系统变量group_replication_group_seeds为空导致MySQL节点无法启动组复制
MySQL InnoDB Cluster集群中一个节点,在服务器重启过后,启动MySQL实例后,发现status为MISSING,另外memberState为OFFLINE状态。如下所示:
MySQL mysqldbu02:7306 ssl JS > cluster.status()
{
"clusterName": "yssps",
"defaultReplicaSet": {
"name": "default",
"primary": "mysqldbu02:7306",
"ssl": "REQUIRED",
"status": "OK_NO_TOLERANCE_PARTIAL",
"statusText": "Cluster is NOT tolerant to any failures. 1 member is not active.",
"topology": {
"mysqldbu01:7306": {
"address": "mysqldbu01:7306",
"instanceErrors": [
"NOTE: group_replication is stopped."
],
"memberRole": "SECONDARY",
"memberState": "OFFLINE",
"mode": "n/a",
"readReplicas": {},
"role": "HA",
"status": "(MISSING)",
"version": "8.0.35"
},
"mysqldbu02:7306": {
"address": "mysqldbu02:7306",
"memberRole": "PRIMARY",
"mode": "R/W",
"readReplicas": {},
"replicationLag": "applier_queue_applied",
"role": "HA",
"status": "ONLINE",
"version": "8.0.35"
},
"mysqldbu03:7306": {
"address": "mysqldbu03:7306",
"memberRole": "SECONDARY",
"mode": "R/O",
"readReplicas": {},
"replicationLag": "applier_queue_applied",
"role": "HA",
"status": "ONLINE",
"version": "8.0.35"
}
},
"topologyMode": "Single-Primary"
},
"groupInformationSourceMember": "mysqldbu02:7306"
}
MySQL mysqldbu02:7306 ssl JS >
从错误提示信息来看是组复制没有启动(group_replication is stopped)。其实MySQL InnoDB Cluster的节点重启操作在生产环境和测试环境都做过多次,还是第一次遇到这种情况。
另外,在这个节点上查看节点的状态如下:
mysql> select * from performance_schema.replication_group_members order by member_host\G
*************************** 1. row ***************************
CHANNEL_NAME: group_replication_applier
MEMBER_ID: 5ad73846-3fce-11ee-a86c-5254003c1c6e
MEMBER_HOST: mysqldbu01
MEMBER_PORT: 7306
MEMBER_STATE: OFFLINE
MEMBER_ROLE:
MEMBER_VERSION:
MEMBER_COMMUNICATION_STACK: MySQL
1 row in set (0.00 sec)
mysql>
具体的错误日志如下所示
2024-11-06T10:03:19.369090+08:00 29 [Warning] [MY-011735] [Repl] Plugin group_replication reported: '[GCS] Automatically adding IPv4
localhost address to the allowlist. It is mandatory that it is added.'
2024-11-06T10:03:19.369171+08:00 29 [Warning] [MY-011735] [Repl] Plugin group_replication reported: '[GCS] Automatically adding IPv6
localhost address to the allowlist. It is mandatory that it is added.'
2024-11-06T10:03:19.371586+08:00 40 [System] [MY-010597] [Repl] 'CHANGE REPLICATION SOURCE TO FOR CHANNEL 'group_replication_applier
' executed'. Previous state source_host='<NULL>', source_port= 0, source_log_file='', source_log_pos= 4, source_bind=''. New state s
ource_host='<NULL>', source_port= 0, source_log_file='', source_log_pos= 4, source_bind=''.

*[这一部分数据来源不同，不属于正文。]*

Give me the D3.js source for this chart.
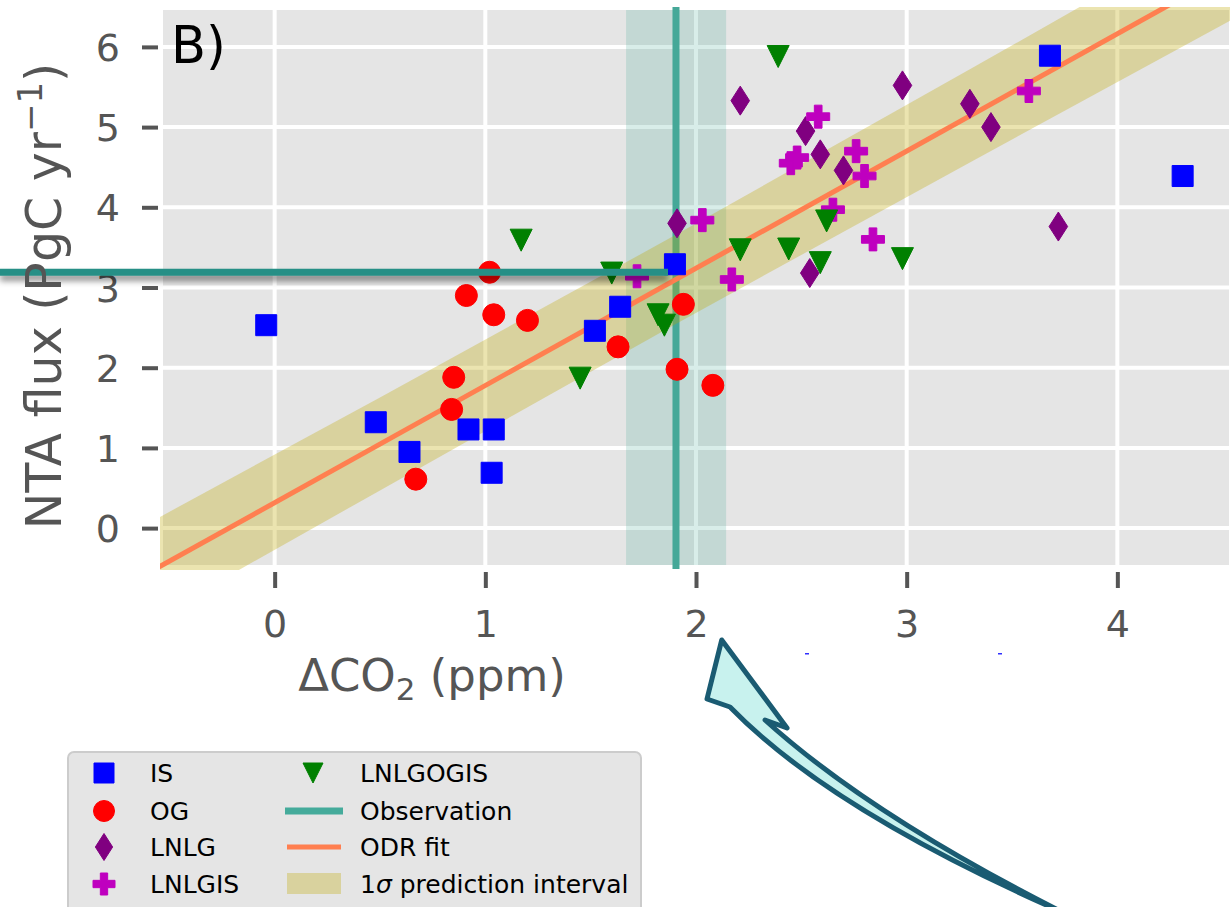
<!DOCTYPE html>
<html lang="en">
<head>
    <meta charset="UTF-8">
    <title>NTA flux vs delta CO2</title>
    <script src="https://d3js.org/d3.v7.min.js"></script>
    <style>
        body { margin: 0; background: #fff; }
        svg { display: block; font-family: "DejaVu Sans", sans-serif; }
    </style>
</head>
<body>
    <script>
        // data
        var xDomain = [-0.53, 4.53];
        var yDomain = [-0.46, 6.46];
        var xTicks = [0, 1, 2, 3, 4];
        var yTicks = [0, 1, 2, 3, 4, 5, 6];

        var isX = [-0.04, 0.48, 0.64, 0.92, 1.04, 1.03, 1.52, 1.64, 1.90, 3.68, 4.31];
        var isY = [2.53, 1.32, 0.95, 1.23, 1.23, 0.69, 2.46, 2.76, 3.29, 5.89, 4.39];

        var ogX = [0.91, 1.04, 1.20, 0.85, 0.84, 0.67, 1.63, 1.94, 1.91, 2.08, 1.02];
        var ogY = [2.90, 2.66, 2.59, 1.88, 1.48, 0.61, 2.26, 2.79, 1.98, 1.78, 3.19];

        var lnlgX = [2.21, 2.52, 2.59, 2.70, 2.98, 3.30, 3.40, 3.72, 1.91, 2.54];
        var lnlgY = [5.33, 4.95, 4.66, 4.46, 5.52, 5.29, 5.00, 3.76, 3.80, 3.18];

        var lnlgisX = [2.58, 2.45, 2.48, 2.76, 2.80, 2.65, 2.03, 2.84, 2.17, 1.72, 3.58];
        var lnlgisY = [5.13, 4.55, 4.62, 4.70, 4.39, 3.97, 3.84, 3.60, 3.10, 3.14, 5.45];

        var lnlgogisX = [2.39, 2.21, 2.44, 2.62, 2.59, 2.98, 1.60, 1.45, 1.82, 1.85, 1.17];
        var lnlgogisY = [5.88, 3.47, 3.48, 3.83, 3.31, 3.36, 3.18, 1.87, 2.66, 2.53, 3.59];

        // ODR fit and 1 sigma band
        var fitX = [-0.6, 4.6];
        var fitY = [-0.56, 7.04];
        var bandX = [-0.6, 0.5, 1.9, 3.3, 4.6];
        var bandLo = [-1.16, 0.47, 2.54, 4.56, 6.42];
        var bandHi = [0.06, 1.63, 3.65, 5.72, 7.66];

        // observation
        var obsX = 1.905;
        var obsXRange = [1.668, 2.143];
        var obsY = 3.19;

        var w = 1230, h = 907;
        var pLeft = 163, pRight = 1229, pTop = 10, pBottom = 565;

        var svg = d3.select("body").append("svg")
            .attr("width", w)
            .attr("height", h);

        var defs = svg.append("defs");
        defs.append("clipPath").attr("id", "clip")
            .append("rect")
            .attr("x", pLeft - 3).attr("y", pTop - 3)
            .attr("width", pRight - pLeft + 4).attr("height", pBottom - pTop + 8);
        var f = defs.append("filter").attr("id", "shadow")
            .attr("filterUnits", "userSpaceOnUse")
            .attr("x", -20).attr("y", 240).attr("width", 720).attr("height", 70);
        f.append("feDropShadow").attr("dx", 0).attr("dy", 5).attr("stdDeviation", 3)
            .attr("flood-color", "#000").attr("flood-opacity", 0.45);

        var x = d3.scaleLinear().domain(xDomain).range([pLeft, pRight]);
        var y = d3.scaleLinear().domain(yDomain).range([pBottom, pTop]);

        // plot background + grid
        svg.append("rect")
            .attr("x", pLeft).attr("y", pTop)
            .attr("width", pRight - pLeft).attr("height", pBottom - pTop)
            .attr("fill", "#e5e5e5");

        svg.selectAll(".gx").data(xTicks).enter().append("line")
            .attr("x1", d => x(d)).attr("x2", d => x(d))
            .attr("y1", pTop).attr("y2", pBottom)
            .attr("stroke", "#fff").attr("stroke-width", 4);
        svg.selectAll(".gy").data(yTicks).enter().append("line")
            .attr("x1", pLeft).attr("x2", pRight)
            .attr("y1", d => y(d)).attr("y2", d => y(d))
            .attr("stroke", "#fff").attr("stroke-width", 4);

        // axes
        var yAxis = svg.append("g")
            .attr("transform", "translate(158,0)")
            .call(d3.axisLeft(y).tickValues(yTicks).tickSize(16).tickPadding(22).tickFormat(d3.format("d")));
        var xAxis = svg.append("g")
            .attr("transform", "translate(0,572)")
            .call(d3.axisBottom(x).tickValues(xTicks).tickSize(16).tickFormat(d3.format("d")));
        [xAxis, yAxis].forEach(function(g) {
            g.select(".domain").remove();
            g.selectAll(".tick line").attr("stroke", "#555").attr("stroke-width", 4);
            g.selectAll(".tick text").attr("fill", "#555")
                .style("font-size", "38px").style("font-family", "DejaVu Sans");
        });
        xAxis.selectAll(".tick text").attr("y", 65).attr("dy", 0);
        yAxis.selectAll(".tick text").attr("dy", "0.36em");

        var plot = svg.append("g").attr("clip-path", "url(#clip)");

        // observation band and line
        plot.append("rect")
            .attr("x", x(obsXRange[0])).attr("y", pTop)
            .attr("width", x(obsXRange[1]) - x(obsXRange[0]))
            .attr("height", pBottom - pTop)
            .attr("fill", "#45a898").attr("fill-opacity", 0.21);
        plot.append("line")
            .attr("x1", x(obsX)).attr("x2", x(obsX))
            .attr("y1", pTop - 3).attr("y2", pBottom + 4)
            .attr("stroke", "#45a898").attr("stroke-width", 7);

        // prediction band
        var bandData = bandX.map((d, i) => ({x: d, lo: bandLo[i], hi: bandHi[i]}));
        plot.append("path")
            .datum(bandData)
            .attr("d", d3.area().x(d => x(d.x)).y0(d => y(d.lo)).y1(d => y(d.hi)))
            .attr("fill", "rgb(190,168,0)").attr("fill-opacity", 0.31);

        // fit line
        plot.append("path")
            .datum(fitX.map((d, i) => [d, fitY[i]]))
            .attr("d", d3.line().x(d => x(d[0])).y(d => y(d[1])))
            .attr("stroke", "#ff7f50").attr("stroke-width", 5).attr("fill", "none");

        // marker shapes
        function square(s) { var a = s / 2; return "M" + -a + "," + -a + "H" + a + "V" + a + "H" + -a + "Z"; }
        function circle(s) { var r = s / 2; return "M" + r + ",0A" + r + "," + r + " 0 1,1 " + -r + ",0A" + r + "," + r + " 0 1,1 " + r + ",0Z"; }
        function diamond(s) { var a = s * 0.32, b = s / 2; return "M0," + -b + "L" + a + ",0L0," + b + "L" + -a + ",0Z"; }
        function plus(s) {
            var a = s / 2, t = s / 6;
            return "M" + -t + "," + -a + "H" + t + "V" + -t + "H" + a + "V" + t + "H" + t + "V" + a +
                "H" + -t + "V" + t + "H" + -a + "V" + -t + "H" + -t + "Z";
        }
        function triDown(s) { var a = s / 2; return "M" + -a + "," + -a + "H" + a + "L0," + a + "Z"; }

        var series = [
            {name: "IS", xs: isX, ys: isY, color: "#0000ff", shape: square, size: 21},
            {name: "OG", xs: ogX, ys: ogY, color: "#ff0000", shape: circle, size: 22},
            {name: "LNLG", xs: lnlgX, ys: lnlgY, color: "#800080", shape: diamond, size: 29},
            {name: "LNLGIS", xs: lnlgisX, ys: lnlgisY, color: "#bf00bf", shape: plus, size: 23},
            {name: "LNLGOGIS", xs: lnlgogisX, ys: lnlgogisY, color: "#008000", shape: triDown, size: 22}
        ];

        series.forEach(function(s) {
            svg.append("g").selectAll("path")
                .data(s.xs.map((d, i) => [d, s.ys[i]]))
                .enter().append("path")
                .attr("transform", d => "translate(" + x(d[0]) + "," + y(d[1]) + ")")
                .attr("d", s.shape(s.size))
                .attr("fill", s.color)
                .attr("stroke", s.color).attr("stroke-width", 1)
                .attr("stroke-linejoin", "round");
        });

        // horizontal observation line reaching to the left edge (rect so the shadow filter has a box)
        svg.append("rect")
            .attr("x", 0).attr("y", y(obsY) - 3.5)
            .attr("width", x(obsX) - 8).attr("height", 7)
            .attr("fill", "#258f86")
            .attr("filter", "url(#shadow)");

        // panel label
        svg.append("text")
            .attr("x", 171).attr("y", 63)
            .style("font-size", "51px")
            .attr("fill", "#000")
            .text("B)");

        // axis labels
        var xl = svg.append("text")
            .attr("x", 432).attr("y", 691)
            .attr("text-anchor", "middle")
            .attr("fill", "#555")
            .style("font-size", "45px");
        xl.append("tspan").text("ΔCO");
        xl.append("tspan").attr("dy", 9).style("font-size", "31px").text("2");
        xl.append("tspan").attr("dy", -9).text(" (ppm)");

        var yl = svg.append("text")
            .attr("transform", "translate(61,296) rotate(-90)")
            .attr("text-anchor", "middle")
            .attr("fill", "#555")
            .style("font-size", "49px");
        yl.append("tspan").text("NTA flux (PgC yr");
        yl.append("tspan").attr("dy", -19).style("font-size", "34px").text("−1");
        yl.append("tspan").attr("dy", 19).text(")");

        // stray little marks below the axis
        svg.selectAll(".stray").data([807, 1000]).enter().append("rect")
            .attr("x", d => d - 2).attr("y", 653)
            .attr("width", 4).attr("height", 1.5)
            .attr("fill", "#3030ff");

        // legend
        var lg = svg.append("g");
        lg.append("rect")
            .attr("x", 68).attr("y", 752)
            .attr("width", 573).attr("height", 180)
            .attr("rx", 6)
            .attr("fill", "#e5e5e5").attr("stroke", "#cccccc").attr("stroke-width", 2);

        var rowY = [773, 811, 847, 884];
        series.slice(0, 4).forEach(function(s, i) {
            lg.append("path")
                .attr("transform", "translate(104," + rowY[i] + ")")
                .attr("d", s.shape(s.name === "LNLG" ? 27 : s.size - 1))
                .attr("fill", s.color).attr("stroke", s.color).attr("stroke-width", 1);
            lg.append("text")
                .attr("x", 150).attr("y", rowY[i] + 9)
                .style("font-size", "25px").attr("fill", "#000")
                .text(s.name);
        });

        var tri = series[4];
        lg.append("path")
            .attr("transform", "translate(313," + rowY[0] + ")")
            .attr("d", tri.shape(20))
            .attr("fill", tri.color).attr("stroke", tri.color).attr("stroke-width", 1);
        lg.append("line")
            .attr("x1", 285).attr("x2", 343).attr("y1", rowY[1]).attr("y2", rowY[1])
            .attr("stroke", "#45ab9b").attr("stroke-width", 7);
        lg.append("line")
            .attr("x1", 287).attr("x2", 341).attr("y1", rowY[2]).attr("y2", rowY[2])
            .attr("stroke", "#ff7f50").attr("stroke-width", 5);
        lg.append("rect")
            .attr("x", 287).attr("y", rowY[3] - 11).attr("width", 54).attr("height", 21)
            .attr("fill", "rgb(190,168,0)").attr("fill-opacity", 0.31);

        var col2 = ["LNLGOGIS", "Observation", "ODR fit"];
        col2.forEach(function(t, i) {
            lg.append("text")
                .attr("x", 360).attr("y", rowY[i] + 9)
                .style("font-size", "25px").attr("fill", "#000")
                .text(t);
        });
        var pi = lg.append("text")
            .attr("x", 360).attr("y", rowY[3] + 9)
            .style("font-size", "25px").attr("fill", "#000");
        pi.append("tspan").text("1");
        pi.append("tspan").style("font-style", "italic").text("σ");
        pi.append("tspan").text(" prediction interval");

        // callout arrow
        svg.append("path")
            .attr("d", "M721.7,640 L787,728 L765,720 Q870,815 1062,912 Q830,810 730,707 L707,699 Z")
            .attr("fill", "#c8f2ee")
            .attr("stroke", "#1a5b72").attr("stroke-width", 5)
            .attr("stroke-linejoin", "round");
    </script>
</body>
</html>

2024-11-06T10:03:19.391449+08:00 29 [ERROR] [MY-011735] [Repl] Plugin group_replication reported: '[GCS] Unable to join the group: peers not configured. '
2024-11-06T10:03:19.391512+08:00 29 [ERROR] [MY-011639] [Repl] Plugin group_replication reported: 'Error on group communication engine start'
2024-11-06T10:03:19.391581+08:00 29 [ERROR] [MY-011735] [Repl] Plugin group_replication reported: '[GCS] The member is leaving a group without being on one.'
关键信息为:[Repl] Plugin group_replication reported: '[GCS] Unable to join the group: peers not configured.
这个错误信息意味着没有配置系统变量group_replication_group_seeds。 另外,手工启动组复制,错误日志依然报同样的错误,执行启动组复制命令的错误信息如下所示:
mysql> start group_replication;
ERROR 3097 (HY000): The START GROUP_REPLICATION command failed as there was an error when joining the communication group.
mysql>
检查发现系统变量group_replication_group_seeds的值为空(my.cnf中没有设置这个系统变量,在mysqld-auto.cnf中系统变量为空值),因为是测试环境,不清楚什么时候动过这个系统变量,,毕竟测试环境经常被折腾来折腾去。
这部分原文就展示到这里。